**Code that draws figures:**
■ ■ ■ ■ ■ ■ ■
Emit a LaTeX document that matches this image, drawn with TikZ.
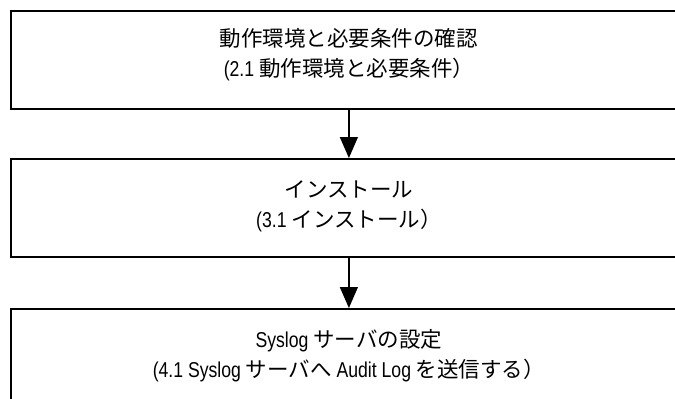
\documentclass[tikz,border=0pt]{standalone}
\usepackage{fontspec}
\setmainfont[FakeStretch=0.82]{Liberation Sans}
\newfontfamily\jpf{Noto Sans CJK JP}
\usetikzlibrary{arrows.meta}
\tikzset{
  stepbox/.style={draw=black, line width=1.8pt, rectangle, minimum width=676pt, minimum height=98pt, inner sep=0pt, anchor=north west},
  steptext/.style={align=center, inner sep=0pt, font=\fontsize{21.5}{30}\selectfont},
  flow/.style={line width=1.3pt, -{Triangle[width=18pt,length=21pt]}}
}
\begin{document}
\begin{tikzpicture}[x=1pt,y=1pt]
\useasboundingbox (0,0) rectangle (675,-399);
\clip (0,0) rectangle (675,-399);
\node[stepbox] (b1) at (10,-10) {};
\node[stepbox] (b2) at (10,-158) {};
\node[stepbox] (b3) at (10,-308) {};
\node[steptext] (t1) at ([yshift=5.5pt]b1.center) {{\jpf 動作環境と必要条件の確認}\\(2.1 {\jpf 動作環境と必要条件）}};
\node[steptext] (t2) at ([yshift=2pt]b2.center) {{\jpf インストール}\\(3.1 {\jpf インストール）}};
\node[steptext] (t3) at ([yshift=2pt]b3.center) {Syslog {\jpf サーバの設定}\\(4.1 Syslog {\jpf サーバへ} Audit Log {\jpf を送信する）}};
\draw[flow] (b1.south) -- (b2.north);
\draw[flow] (b2.south) -- (b3.north);
\end{tikzpicture}
\end{document}
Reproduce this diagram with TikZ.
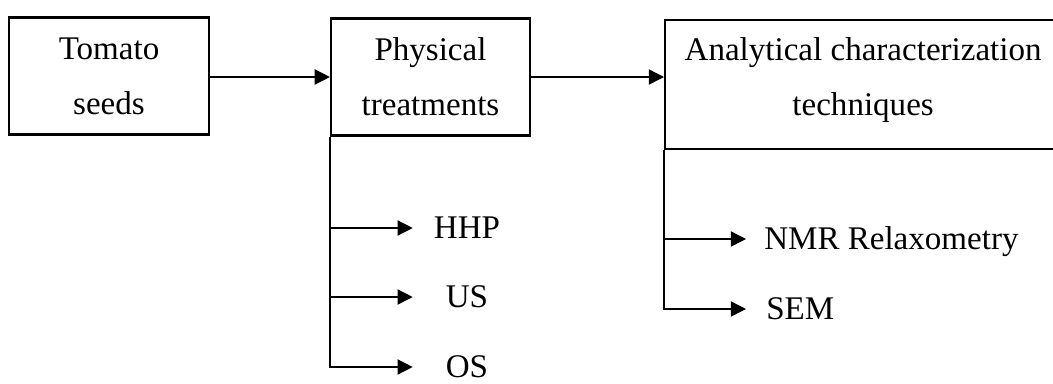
\documentclass[tikz,border=0pt]{standalone}
\usepackage{fontspec}
\setmainfont{Liberation Serif}
\usetikzlibrary{arrows.meta}

\begin{document}
\begin{tikzpicture}[x=0.025cm, y=-0.025cm,
  box/.style={draw, line width=1.5pt, align=center, inner sep=0pt,
    font={\fontsize{23.5}{39}\selectfont}},
  leaf/.style={inner sep=0pt, text height=15.6pt, text depth=0pt,
    font={\fontsize{23.5}{28}\selectfont}},
  arr/.style={line width=1pt, -{Triangle[length=0.38cm, width=0.38cm]}}]
\useasboundingbox (0,0) rectangle (1053,383);

% Main boxes
\node[box, minimum width=5cm, minimum height=2.925cm] (seeds) at (109, 76) {Tomato\\seeds};
\node[box, minimum width=4.975cm, minimum height=2.925cm] (phys) at (430.5, 77) {Physical\\treatments};
\node[box, anchor=north west, minimum width=9.9cm, minimum height=3.225cm,
  text depth=12pt] (anal) at (664, 19) {Analytical characterization\\techniques};

% Main flow
\draw[arr] (seeds.east |- 0,77) -- (phys.west);
\draw[arr] (phys.east) -- (phys.east -| anal.west);

% Physical treatments
\node[leaf, minimum width=2.7cm] (hhp) at (467, 228) {HHP};
\node[leaf, minimum width=2.7cm] (us) at (467, 297) {US};
\node[leaf, minimum width=2.7cm] (os) at (467, 367) {OS};
\draw[arr] (phys.south west) |- (hhp.west);
\draw[arr] (phys.south west) |- (us.west);
\draw[arr] (phys.south west) |- (os.west);

% Characterization techniques
\node[leaf, anchor=west, inner xsep=0.45cm] (nmr) at (746, 239) {NMR Relaxometry};
\node[leaf, anchor=west, inner xsep=0.5cm] (sem) at (746, 309) {SEM};
\draw[arr] (anal.south west) |- (nmr.west);
\draw[arr] (anal.south west) |- (sem.west);

\end{tikzpicture}
\end{document}
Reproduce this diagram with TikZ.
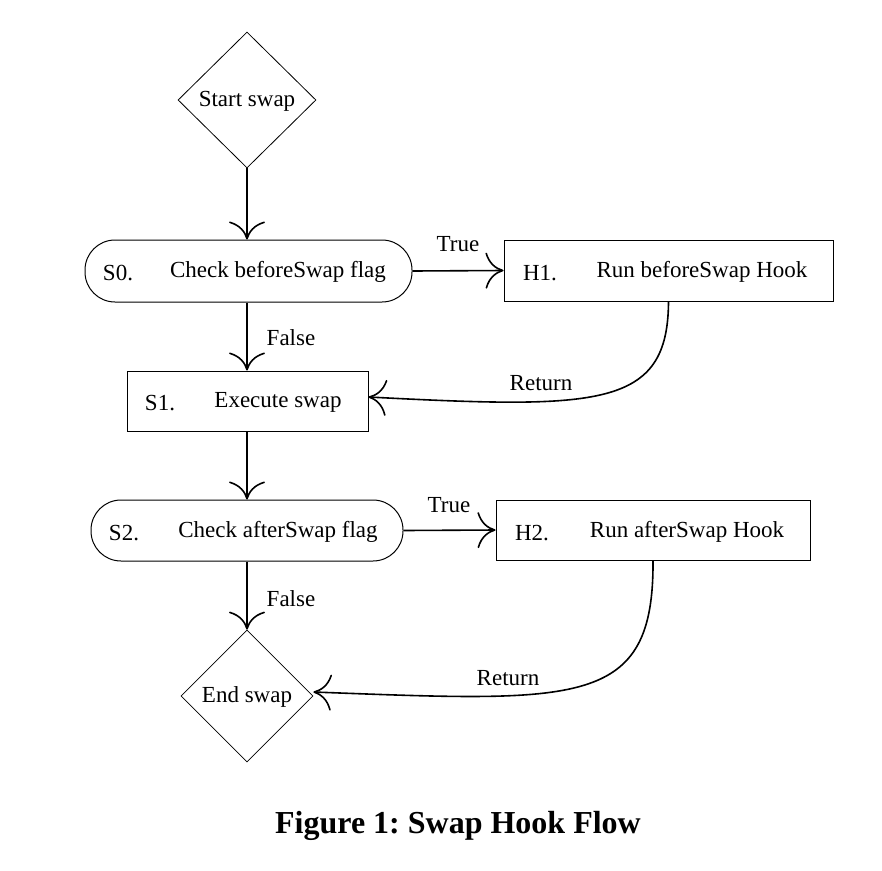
■ ■ ■ ■ ■ ■ ■
**INSTRUCTIONS TO FOLLOW:** Copy the whole of the material above exactly, but not its images.

**FINAL RESULT:**
Emit a LaTeX document that matches this image, drawn with TikZ.
\documentclass[tikz,border=0pt]{standalone}
\usepackage{fontspec}
\setmainfont[FakeStretch=0.82]{Liberation Sans}
\newfontfamily\jpf{Noto Sans CJK JP}
\usetikzlibrary{arrows.meta}
\tikzset{
  stepbox/.style={draw=black, line width=1.8pt, rectangle, minimum width=676pt, minimum height=98pt, inner sep=0pt, anchor=north west},
  steptext/.style={align=center, inner sep=0pt, font=\fontsize{21.5}{30}\selectfont},
  flow/.style={line width=1.3pt, -{Triangle[width=18pt,length=21pt]}}
}
\begin{document}
\begin{tikzpicture}[x=1pt,y=1pt]
\useasboundingbox (0,0) rectangle (675,-399);
\clip (0,0) rectangle (675,-399);
\node[stepbox] (b1) at (10,-10) {};
\node[stepbox] (b2) at (10,-158) {};
\node[stepbox] (b3) at (10,-308) {};
\node[steptext] (t1) at ([yshift=5.5pt]b1.center) {{\jpf 動作環境と必要条件の確認}\\(2.1 {\jpf 動作環境と必要条件）}};
\node[steptext] (t2) at ([yshift=2pt]b2.center) {{\jpf インストール}\\(3.1 {\jpf インストール）}};
\node[steptext] (t3) at ([yshift=2pt]b3.center) {Syslog {\jpf サーバの設定}\\(4.1 Syslog {\jpf サーバへ} Audit Log {\jpf を送信する）}};
\draw[flow] (b1.south) -- (b2.north);
\draw[flow] (b2.south) -- (b3.north);
\end{tikzpicture}
\end{document}
Reproduce this diagram with TikZ.
\documentclass[tikz,border=0pt]{standalone}
\usepackage{fontspec}
\setmainfont{Liberation Serif}
\usetikzlibrary{arrows.meta}

\begin{document}
\begin{tikzpicture}[x=0.025cm, y=-0.025cm,
  box/.style={draw, line width=1.5pt, align=center, inner sep=0pt,
    font={\fontsize{23.5}{39}\selectfont}},
  leaf/.style={inner sep=0pt, text height=15.6pt, text depth=0pt,
    font={\fontsize{23.5}{28}\selectfont}},
  arr/.style={line width=1pt, -{Triangle[length=0.38cm, width=0.38cm]}}]
\useasboundingbox (0,0) rectangle (1053,383);

% Main boxes
\node[box, minimum width=5cm, minimum height=2.925cm] (seeds) at (109, 76) {Tomato\\seeds};
\node[box, minimum width=4.975cm, minimum height=2.925cm] (phys) at (430.5, 77) {Physical\\treatments};
\node[box, anchor=north west, minimum width=9.9cm, minimum height=3.225cm,
  text depth=12pt] (anal) at (664, 19) {Analytical characterization\\techniques};

% Main flow
\draw[arr] (seeds.east |- 0,77) -- (phys.west);
\draw[arr] (phys.east) -- (phys.east -| anal.west);

% Physical treatments
\node[leaf, minimum width=2.7cm] (hhp) at (467, 228) {HHP};
\node[leaf, minimum width=2.7cm] (us) at (467, 297) {US};
\node[leaf, minimum width=2.7cm] (os) at (467, 367) {OS};
\draw[arr] (phys.south west) |- (hhp.west);
\draw[arr] (phys.south west) |- (us.west);
\draw[arr] (phys.south west) |- (os.west);

% Characterization techniques
\node[leaf, anchor=west, inner xsep=0.45cm] (nmr) at (746, 239) {NMR Relaxometry};
\node[leaf, anchor=west, inner xsep=0.5cm] (sem) at (746, 309) {SEM};
\draw[arr] (anal.south west) |- (nmr.west);
\draw[arr] (anal.south west) |- (sem.west);

\end{tikzpicture}
\end{document}
Reproduce this diagram with TikZ.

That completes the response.